Pub Date: Sept. 7th, 1998
ISBN: 0-89296-671-8

The gifted author of five Bo Bradley mysteries (The Dollmaker’s Daughters, 1997, etc.) kicks off her equally impressive new series with three bangs. When a San Diego tremor disables the timer in a public freezer, the five-year-old corpse stored inside (surprise #1) barely has time to come to room temperature before the police have a confession (surprise #2). The self-accused killer is (surprise #3) Beatrice (“Muffin”) Crandall, 61, who claims she bashed the still-unidentified lowlife on the head when he broke into her place, then tied the body into a neat bundle, drove it to Roadrunner Ice and Food Storage, and waited to die of cancer.
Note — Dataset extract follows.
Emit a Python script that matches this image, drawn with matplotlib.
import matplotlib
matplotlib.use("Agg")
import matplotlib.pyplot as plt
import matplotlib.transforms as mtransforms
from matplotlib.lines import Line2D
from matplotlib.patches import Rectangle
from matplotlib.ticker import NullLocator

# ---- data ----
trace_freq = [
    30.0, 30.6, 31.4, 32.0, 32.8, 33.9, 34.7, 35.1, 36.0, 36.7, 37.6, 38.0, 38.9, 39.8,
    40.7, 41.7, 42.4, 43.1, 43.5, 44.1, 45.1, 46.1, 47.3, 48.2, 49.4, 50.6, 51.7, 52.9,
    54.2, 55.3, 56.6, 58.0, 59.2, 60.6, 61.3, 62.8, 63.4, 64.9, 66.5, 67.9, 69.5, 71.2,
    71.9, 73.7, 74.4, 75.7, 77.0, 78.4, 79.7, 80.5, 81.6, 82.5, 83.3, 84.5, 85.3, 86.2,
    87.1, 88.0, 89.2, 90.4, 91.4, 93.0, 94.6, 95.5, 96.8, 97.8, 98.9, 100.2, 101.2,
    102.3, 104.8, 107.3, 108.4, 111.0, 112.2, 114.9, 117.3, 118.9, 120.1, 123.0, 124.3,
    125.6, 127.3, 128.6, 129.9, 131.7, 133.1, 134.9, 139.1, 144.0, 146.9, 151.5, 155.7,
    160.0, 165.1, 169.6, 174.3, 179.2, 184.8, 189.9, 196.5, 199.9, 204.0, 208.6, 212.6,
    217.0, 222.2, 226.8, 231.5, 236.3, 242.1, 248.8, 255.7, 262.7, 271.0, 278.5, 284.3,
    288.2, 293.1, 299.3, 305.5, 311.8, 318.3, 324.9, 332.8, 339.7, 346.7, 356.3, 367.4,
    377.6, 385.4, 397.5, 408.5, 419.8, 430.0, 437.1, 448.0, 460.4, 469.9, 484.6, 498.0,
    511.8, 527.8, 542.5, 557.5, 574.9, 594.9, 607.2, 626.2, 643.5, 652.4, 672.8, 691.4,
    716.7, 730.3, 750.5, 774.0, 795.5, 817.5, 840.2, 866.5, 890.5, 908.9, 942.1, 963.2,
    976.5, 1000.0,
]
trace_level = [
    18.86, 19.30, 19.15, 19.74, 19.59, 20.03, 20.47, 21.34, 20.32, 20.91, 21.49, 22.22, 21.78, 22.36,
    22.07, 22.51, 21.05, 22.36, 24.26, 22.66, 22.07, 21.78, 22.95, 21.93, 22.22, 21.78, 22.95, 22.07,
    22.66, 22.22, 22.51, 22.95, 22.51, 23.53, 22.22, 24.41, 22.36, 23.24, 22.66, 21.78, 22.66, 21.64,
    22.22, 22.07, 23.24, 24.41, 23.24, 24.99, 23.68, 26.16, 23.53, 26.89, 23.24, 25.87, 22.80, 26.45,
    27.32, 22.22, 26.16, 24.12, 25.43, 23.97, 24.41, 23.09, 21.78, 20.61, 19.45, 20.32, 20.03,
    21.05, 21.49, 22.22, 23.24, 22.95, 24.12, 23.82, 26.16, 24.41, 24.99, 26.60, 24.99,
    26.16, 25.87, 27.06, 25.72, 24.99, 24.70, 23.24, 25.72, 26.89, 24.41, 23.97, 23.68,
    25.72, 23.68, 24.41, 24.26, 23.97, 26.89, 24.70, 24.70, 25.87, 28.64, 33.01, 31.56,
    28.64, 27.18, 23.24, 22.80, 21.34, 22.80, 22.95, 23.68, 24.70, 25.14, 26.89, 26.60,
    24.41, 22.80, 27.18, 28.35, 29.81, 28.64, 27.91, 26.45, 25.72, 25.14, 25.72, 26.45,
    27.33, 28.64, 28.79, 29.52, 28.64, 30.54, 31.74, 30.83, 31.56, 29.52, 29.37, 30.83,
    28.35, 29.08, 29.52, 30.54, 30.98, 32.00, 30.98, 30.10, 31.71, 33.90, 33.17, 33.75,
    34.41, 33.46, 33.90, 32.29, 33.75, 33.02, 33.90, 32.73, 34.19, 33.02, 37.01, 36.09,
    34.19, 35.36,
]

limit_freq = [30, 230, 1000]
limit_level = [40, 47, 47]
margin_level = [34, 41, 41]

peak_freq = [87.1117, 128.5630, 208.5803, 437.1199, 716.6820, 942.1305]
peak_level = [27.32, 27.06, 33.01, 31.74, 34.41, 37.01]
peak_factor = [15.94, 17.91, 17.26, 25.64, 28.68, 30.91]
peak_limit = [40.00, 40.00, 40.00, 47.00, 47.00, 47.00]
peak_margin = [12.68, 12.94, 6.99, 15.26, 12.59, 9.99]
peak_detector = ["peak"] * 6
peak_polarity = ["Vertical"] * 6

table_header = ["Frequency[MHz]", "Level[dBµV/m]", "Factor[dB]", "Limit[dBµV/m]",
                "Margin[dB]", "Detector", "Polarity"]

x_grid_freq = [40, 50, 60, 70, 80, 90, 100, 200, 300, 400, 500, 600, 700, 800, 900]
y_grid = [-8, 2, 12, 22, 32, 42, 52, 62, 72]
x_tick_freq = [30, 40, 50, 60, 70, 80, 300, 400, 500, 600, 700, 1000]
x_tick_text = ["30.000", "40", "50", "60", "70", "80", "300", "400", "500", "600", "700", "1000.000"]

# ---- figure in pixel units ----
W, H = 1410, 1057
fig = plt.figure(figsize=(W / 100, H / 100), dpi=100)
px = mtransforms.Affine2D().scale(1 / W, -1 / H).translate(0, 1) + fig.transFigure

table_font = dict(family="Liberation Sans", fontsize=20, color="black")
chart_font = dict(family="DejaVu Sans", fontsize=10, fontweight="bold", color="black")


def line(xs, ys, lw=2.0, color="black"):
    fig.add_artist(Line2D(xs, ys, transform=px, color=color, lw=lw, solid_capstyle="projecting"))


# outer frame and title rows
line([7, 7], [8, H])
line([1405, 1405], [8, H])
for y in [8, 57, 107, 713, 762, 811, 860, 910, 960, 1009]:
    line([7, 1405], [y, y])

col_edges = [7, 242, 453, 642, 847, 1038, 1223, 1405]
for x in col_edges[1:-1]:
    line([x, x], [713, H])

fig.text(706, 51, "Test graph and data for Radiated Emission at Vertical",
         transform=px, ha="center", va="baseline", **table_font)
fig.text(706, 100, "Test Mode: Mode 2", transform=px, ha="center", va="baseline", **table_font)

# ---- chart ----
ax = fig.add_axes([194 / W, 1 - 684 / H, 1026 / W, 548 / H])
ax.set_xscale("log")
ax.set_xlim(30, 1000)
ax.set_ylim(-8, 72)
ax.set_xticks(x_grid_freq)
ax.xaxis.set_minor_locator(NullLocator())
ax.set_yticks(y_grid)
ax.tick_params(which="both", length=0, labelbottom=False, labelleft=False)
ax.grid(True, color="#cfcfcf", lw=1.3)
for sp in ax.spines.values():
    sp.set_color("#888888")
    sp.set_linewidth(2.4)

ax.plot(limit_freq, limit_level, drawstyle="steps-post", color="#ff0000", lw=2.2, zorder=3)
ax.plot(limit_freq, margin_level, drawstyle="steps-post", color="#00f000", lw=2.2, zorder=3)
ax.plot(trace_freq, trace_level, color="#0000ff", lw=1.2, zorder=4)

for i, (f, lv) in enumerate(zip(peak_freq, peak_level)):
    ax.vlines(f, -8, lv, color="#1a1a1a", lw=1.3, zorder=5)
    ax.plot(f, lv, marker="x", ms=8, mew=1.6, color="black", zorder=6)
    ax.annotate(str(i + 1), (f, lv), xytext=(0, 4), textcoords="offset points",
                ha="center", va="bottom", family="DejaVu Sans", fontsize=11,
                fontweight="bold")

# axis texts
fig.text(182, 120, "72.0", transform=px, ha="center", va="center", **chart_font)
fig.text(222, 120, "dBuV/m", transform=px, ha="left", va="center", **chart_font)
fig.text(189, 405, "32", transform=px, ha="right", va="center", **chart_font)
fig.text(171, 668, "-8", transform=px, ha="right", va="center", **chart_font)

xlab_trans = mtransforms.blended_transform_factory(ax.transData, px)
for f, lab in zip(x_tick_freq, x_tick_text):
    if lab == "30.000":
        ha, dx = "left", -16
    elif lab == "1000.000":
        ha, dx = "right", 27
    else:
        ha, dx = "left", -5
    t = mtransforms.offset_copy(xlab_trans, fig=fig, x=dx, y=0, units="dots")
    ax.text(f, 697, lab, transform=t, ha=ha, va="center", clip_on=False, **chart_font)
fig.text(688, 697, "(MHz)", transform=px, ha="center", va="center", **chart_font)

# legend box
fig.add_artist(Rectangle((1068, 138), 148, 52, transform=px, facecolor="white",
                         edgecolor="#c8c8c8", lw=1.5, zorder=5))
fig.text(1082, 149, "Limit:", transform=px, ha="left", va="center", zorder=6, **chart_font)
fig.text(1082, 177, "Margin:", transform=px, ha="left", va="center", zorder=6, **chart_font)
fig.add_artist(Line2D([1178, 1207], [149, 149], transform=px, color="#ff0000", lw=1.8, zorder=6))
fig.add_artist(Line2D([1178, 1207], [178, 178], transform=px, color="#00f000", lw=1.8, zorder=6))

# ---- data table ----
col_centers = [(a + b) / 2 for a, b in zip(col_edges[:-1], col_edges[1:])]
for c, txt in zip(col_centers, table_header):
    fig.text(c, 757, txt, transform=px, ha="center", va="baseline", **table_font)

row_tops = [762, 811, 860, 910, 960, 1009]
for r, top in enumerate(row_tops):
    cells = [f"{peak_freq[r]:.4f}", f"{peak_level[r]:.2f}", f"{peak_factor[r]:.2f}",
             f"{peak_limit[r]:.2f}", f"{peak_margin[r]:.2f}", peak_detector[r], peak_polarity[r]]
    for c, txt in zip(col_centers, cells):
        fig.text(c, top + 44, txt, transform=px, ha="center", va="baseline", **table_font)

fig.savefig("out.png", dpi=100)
It’s an incredible story, of course, and Muffin’s brother Dan is sure that psychologist Blue McCarron—a prickly, opinionated lesbian who’s lived alone in a desert motel ever since her lover Misha Deland skedaddled two years ago—can find enough flaws in it to get the confession thrown out of court and Muffin thrown out of jail. And sure enough, Blue’s convinced that Muffin, a passionate activist who raised Dan after their parents died, is no killer. Before she can confront her with the flaws in her confession, though, Muffin is dead—not of her fatal cancer, but of a poisoned Dr. Pepper. It’s only the beginning of a new wave of violence against Muffin’s tight-knit circle of friends, golden-agers who don’t seem anywhere near ready for retirement. Blue’s a social psychologist who sounds more like an anthropologist (or a zoologist) when she’s talking about the male animal. But burning ears shouldn’t keep readers of either gender from enjoying this suspenseful, boldly plotted tribute to the power of sisterhood.